One-way video interviews — where you record answers to pre-set questions, often with a time limit and limited retakes — feel strange because there is no human to react to. Treat them seriously anyway: they are a real screening stage. Read how many takes you get and how long you have before you start. Speak to the camera as if to a friendly person, not into a void, and keep answers structured and concise — rambling is the biggest risk with no interviewer to steer you. The STAR method (Situation, Task, Action, Result) is ideal here because it keeps recorded answers tight and complete. Do a practice run to check your timing and that your face is lit and audible, then record your real answers with energy. Smiling and a bit of warmth go a long way when the format is otherwise cold.

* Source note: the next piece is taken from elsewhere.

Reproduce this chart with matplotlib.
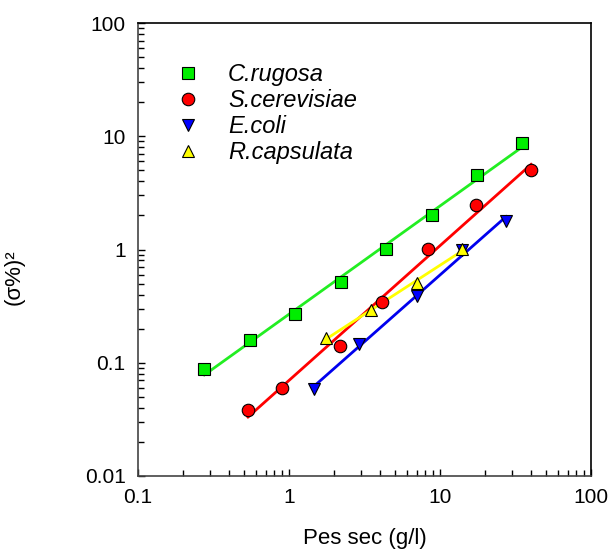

Prepare your answers, not just your setup

A polished setup cannot rescue weak answers, so prepare content the same way you would for any interview. Research the employer, re-read the job description, and prepare evidence for the competencies it lists — our UK competency interview questions guide walks through the common ones and how to answer them. Have a few concrete examples ready that show your skills in action, and prepare two or three thoughtful questions to ask at the end, which matters just as much on video as in person. Keep brief notes just off-camera for a live interview if it helps — one of the genuine advantages of video — but use them as prompts, not a script to read, because reading is obvious on camera and breaks your eye contact.

The final checklist

On the day, give yourself a calm fifteen-minute buffer. Test the link, silence your phone, close your door, put a "do not disturb" note up if you share space, and have water within reach. Open the job description and your notes off to the side. Log in a few minutes early for a live call so a slow connection does not make you late. Take a breath before you join — your first ten seconds set the tone. Then treat it as the genuine conversation it is: the screen is a medium, not a barrier, and an employer who has invited you to a video interview already thinks you can do the job. Your task is simply to confirm it without the technology getting in the way.

FAQ

Where should I look during a video interview?
Look at the camera lens when you are speaking, especially on important points, and at the screen when you are listening. Move the video window up close to your webcam so the gap between the two is small. This reads as confident eye contact, whereas looking down at the screen the whole time looks disengaged.
How do I prepare for a one-way recorded video interview?
Check how many retakes and how much time you get before starting, then answer to the camera as if to a friendly person. Keep answers structured and concise using the STAR method, do a practice take to check timing, lighting and sound, and record your real answers with warmth and energy. Rambling is the biggest risk when there is no interviewer to steer you.
What should I wear and have behind me?
Dress fully as you would for an in-person interview for that role, and use a plain or tidy, neutral background. Make sure your main light comes from in front of you, such as a window you face, rather than from behind, which turns you into a silhouette.
What if my internet or connection fails mid-interview?
Have a backup ready before you start — know the dial-in number or keep the interviewer's email open — so you can rejoin or switch to phone calmly. Test your connection the day before, use a wired link or sit near the router, and close bandwidth-heavy apps. A brief technical hiccup handled calmly is not held against you.